### [Stored data entries]
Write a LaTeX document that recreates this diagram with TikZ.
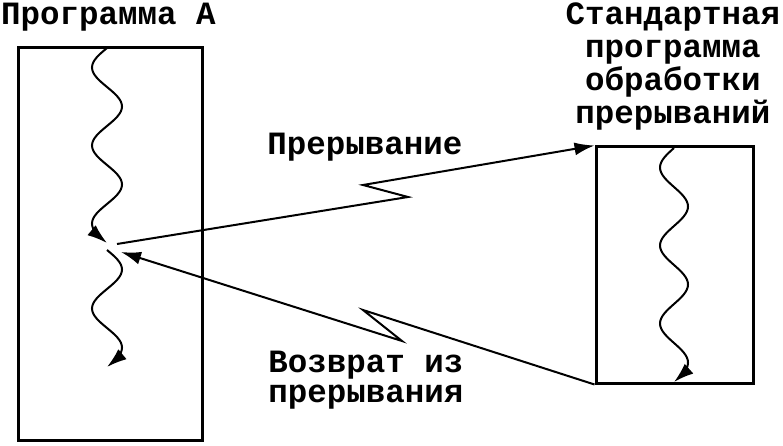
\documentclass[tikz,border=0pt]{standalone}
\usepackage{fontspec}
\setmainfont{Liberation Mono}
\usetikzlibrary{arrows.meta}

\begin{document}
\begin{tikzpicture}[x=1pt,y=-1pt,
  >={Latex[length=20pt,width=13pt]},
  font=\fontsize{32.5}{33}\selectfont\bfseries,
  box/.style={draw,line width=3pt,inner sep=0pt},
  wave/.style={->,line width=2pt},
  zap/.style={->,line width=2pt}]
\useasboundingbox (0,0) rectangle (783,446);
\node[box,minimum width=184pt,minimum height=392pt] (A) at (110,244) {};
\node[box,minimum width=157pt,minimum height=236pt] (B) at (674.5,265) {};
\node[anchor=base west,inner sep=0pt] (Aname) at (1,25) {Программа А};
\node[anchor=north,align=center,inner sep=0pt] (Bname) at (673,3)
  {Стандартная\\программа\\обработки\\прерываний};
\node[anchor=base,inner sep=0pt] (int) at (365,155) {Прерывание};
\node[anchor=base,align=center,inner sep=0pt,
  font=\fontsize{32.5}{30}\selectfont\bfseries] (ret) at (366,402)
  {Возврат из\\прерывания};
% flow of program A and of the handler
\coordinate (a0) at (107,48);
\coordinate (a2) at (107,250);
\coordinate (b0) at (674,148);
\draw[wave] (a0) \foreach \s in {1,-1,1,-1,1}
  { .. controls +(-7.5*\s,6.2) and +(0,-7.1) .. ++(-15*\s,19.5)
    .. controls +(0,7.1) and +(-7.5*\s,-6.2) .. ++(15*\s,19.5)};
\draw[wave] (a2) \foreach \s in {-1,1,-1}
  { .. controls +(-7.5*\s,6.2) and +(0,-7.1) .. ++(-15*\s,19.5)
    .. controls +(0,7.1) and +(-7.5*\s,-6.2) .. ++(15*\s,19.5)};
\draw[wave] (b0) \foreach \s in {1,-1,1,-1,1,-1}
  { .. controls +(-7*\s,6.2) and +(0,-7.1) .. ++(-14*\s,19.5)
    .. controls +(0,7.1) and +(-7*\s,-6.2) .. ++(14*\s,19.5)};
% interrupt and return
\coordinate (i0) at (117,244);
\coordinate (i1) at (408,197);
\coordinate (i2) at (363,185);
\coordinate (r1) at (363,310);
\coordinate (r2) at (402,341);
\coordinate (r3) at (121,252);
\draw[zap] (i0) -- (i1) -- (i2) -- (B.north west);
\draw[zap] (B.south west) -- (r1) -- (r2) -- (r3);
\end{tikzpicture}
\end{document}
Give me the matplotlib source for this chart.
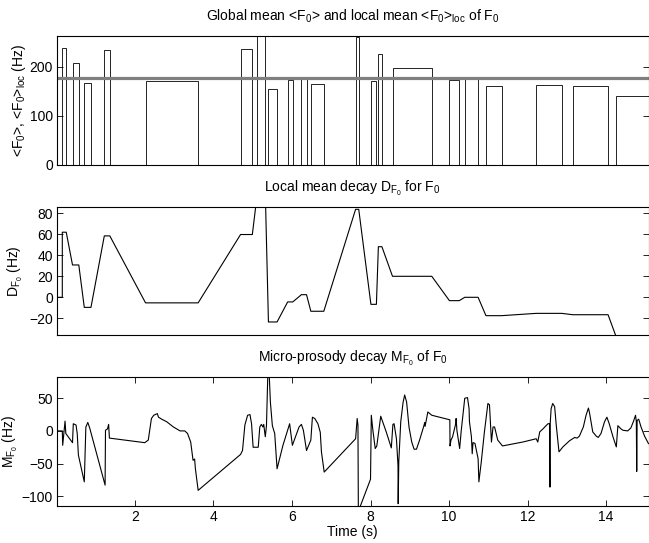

--

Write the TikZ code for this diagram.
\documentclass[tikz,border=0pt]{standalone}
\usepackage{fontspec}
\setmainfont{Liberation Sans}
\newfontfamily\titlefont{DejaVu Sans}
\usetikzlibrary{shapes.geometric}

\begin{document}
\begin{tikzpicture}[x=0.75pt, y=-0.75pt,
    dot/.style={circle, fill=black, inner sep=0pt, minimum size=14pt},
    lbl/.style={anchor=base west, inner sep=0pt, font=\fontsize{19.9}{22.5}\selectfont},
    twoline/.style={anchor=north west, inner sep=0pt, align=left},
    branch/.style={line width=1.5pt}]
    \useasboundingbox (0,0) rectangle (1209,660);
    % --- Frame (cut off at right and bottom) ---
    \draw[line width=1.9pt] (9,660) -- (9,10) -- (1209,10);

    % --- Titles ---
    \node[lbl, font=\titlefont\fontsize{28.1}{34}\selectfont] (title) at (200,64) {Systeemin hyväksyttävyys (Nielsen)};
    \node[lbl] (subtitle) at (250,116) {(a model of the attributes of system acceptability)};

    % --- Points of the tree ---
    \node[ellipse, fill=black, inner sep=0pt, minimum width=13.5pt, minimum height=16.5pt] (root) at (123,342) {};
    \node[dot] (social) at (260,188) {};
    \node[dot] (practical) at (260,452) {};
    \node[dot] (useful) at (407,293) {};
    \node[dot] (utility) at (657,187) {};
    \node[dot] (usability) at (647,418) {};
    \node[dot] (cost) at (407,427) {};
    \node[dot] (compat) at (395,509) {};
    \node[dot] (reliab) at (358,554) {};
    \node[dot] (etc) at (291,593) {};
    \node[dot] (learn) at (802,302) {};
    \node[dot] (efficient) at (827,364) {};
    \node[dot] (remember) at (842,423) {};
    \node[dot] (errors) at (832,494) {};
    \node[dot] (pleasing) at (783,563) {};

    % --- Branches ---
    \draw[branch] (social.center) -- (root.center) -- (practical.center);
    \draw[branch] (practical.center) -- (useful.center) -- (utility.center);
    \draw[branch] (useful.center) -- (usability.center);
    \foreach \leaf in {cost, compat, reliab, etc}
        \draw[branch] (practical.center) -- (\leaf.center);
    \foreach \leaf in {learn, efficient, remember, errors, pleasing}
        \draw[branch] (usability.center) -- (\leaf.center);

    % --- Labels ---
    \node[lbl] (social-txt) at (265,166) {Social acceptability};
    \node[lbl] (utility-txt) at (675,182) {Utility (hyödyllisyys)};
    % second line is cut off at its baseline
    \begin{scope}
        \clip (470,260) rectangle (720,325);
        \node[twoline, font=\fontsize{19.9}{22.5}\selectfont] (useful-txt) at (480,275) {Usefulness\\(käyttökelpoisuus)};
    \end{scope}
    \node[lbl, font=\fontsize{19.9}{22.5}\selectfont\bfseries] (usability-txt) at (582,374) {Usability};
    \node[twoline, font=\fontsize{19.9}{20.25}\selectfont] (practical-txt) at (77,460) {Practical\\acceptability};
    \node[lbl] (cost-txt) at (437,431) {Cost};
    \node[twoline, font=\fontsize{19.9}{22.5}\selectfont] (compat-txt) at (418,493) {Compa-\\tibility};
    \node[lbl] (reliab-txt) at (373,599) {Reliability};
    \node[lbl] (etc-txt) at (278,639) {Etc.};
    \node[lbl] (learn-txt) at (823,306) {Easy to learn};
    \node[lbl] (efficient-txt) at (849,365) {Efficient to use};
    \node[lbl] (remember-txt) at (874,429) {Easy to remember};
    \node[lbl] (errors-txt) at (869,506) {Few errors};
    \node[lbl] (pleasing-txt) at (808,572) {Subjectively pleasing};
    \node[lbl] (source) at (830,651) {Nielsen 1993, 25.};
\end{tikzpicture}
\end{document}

### [Problem requirements]
Only the lines from "Write a LaTeX" through "Give me the matplotlib source for this chart." should appear in your output, copied exactly with both end lines, and with no pictures.

### [Correct answer]
Write a LaTeX document that recreates this diagram with TikZ.
\documentclass[tikz,border=0pt]{standalone}
\usepackage{fontspec}
\setmainfont{Liberation Mono}
\usetikzlibrary{arrows.meta}

\begin{document}
\begin{tikzpicture}[x=1pt,y=-1pt,
  >={Latex[length=20pt,width=13pt]},
  font=\fontsize{32.5}{33}\selectfont\bfseries,
  box/.style={draw,line width=3pt,inner sep=0pt},
  wave/.style={->,line width=2pt},
  zap/.style={->,line width=2pt}]
\useasboundingbox (0,0) rectangle (783,446);
\node[box,minimum width=184pt,minimum height=392pt] (A) at (110,244) {};
\node[box,minimum width=157pt,minimum height=236pt] (B) at (674.5,265) {};
\node[anchor=base west,inner sep=0pt] (Aname) at (1,25) {Программа А};
\node[anchor=north,align=center,inner sep=0pt] (Bname) at (673,3)
  {Стандартная\\программа\\обработки\\прерываний};
\node[anchor=base,inner sep=0pt] (int) at (365,155) {Прерывание};
\node[anchor=base,align=center,inner sep=0pt,
  font=\fontsize{32.5}{30}\selectfont\bfseries] (ret) at (366,402)
  {Возврат из\\прерывания};
% flow of program A and of the handler
\coordinate (a0) at (107,48);
\coordinate (a2) at (107,250);
\coordinate (b0) at (674,148);
\draw[wave] (a0) \foreach \s in {1,-1,1,-1,1}
  { .. controls +(-7.5*\s,6.2) and +(0,-7.1) .. ++(-15*\s,19.5)
    .. controls +(0,7.1) and +(-7.5*\s,-6.2) .. ++(15*\s,19.5)};
\draw[wave] (a2) \foreach \s in {-1,1,-1}
  { .. controls +(-7.5*\s,6.2) and +(0,-7.1) .. ++(-15*\s,19.5)
    .. controls +(0,7.1) and +(-7.5*\s,-6.2) .. ++(15*\s,19.5)};
\draw[wave] (b0) \foreach \s in {1,-1,1,-1,1,-1}
  { .. controls +(-7*\s,6.2) and +(0,-7.1) .. ++(-14*\s,19.5)
    .. controls +(0,7.1) and +(-7*\s,-6.2) .. ++(14*\s,19.5)};
% interrupt and return
\coordinate (i0) at (117,244);
\coordinate (i1) at (408,197);
\coordinate (i2) at (363,185);
\coordinate (r1) at (363,310);
\coordinate (r2) at (402,341);
\coordinate (r3) at (121,252);
\draw[zap] (i0) -- (i1) -- (i2) -- (B.north west);
\draw[zap] (B.south west) -- (r1) -- (r2) -- (r3);
\end{tikzpicture}
\end{document}
Give me the matplotlib source for this chart.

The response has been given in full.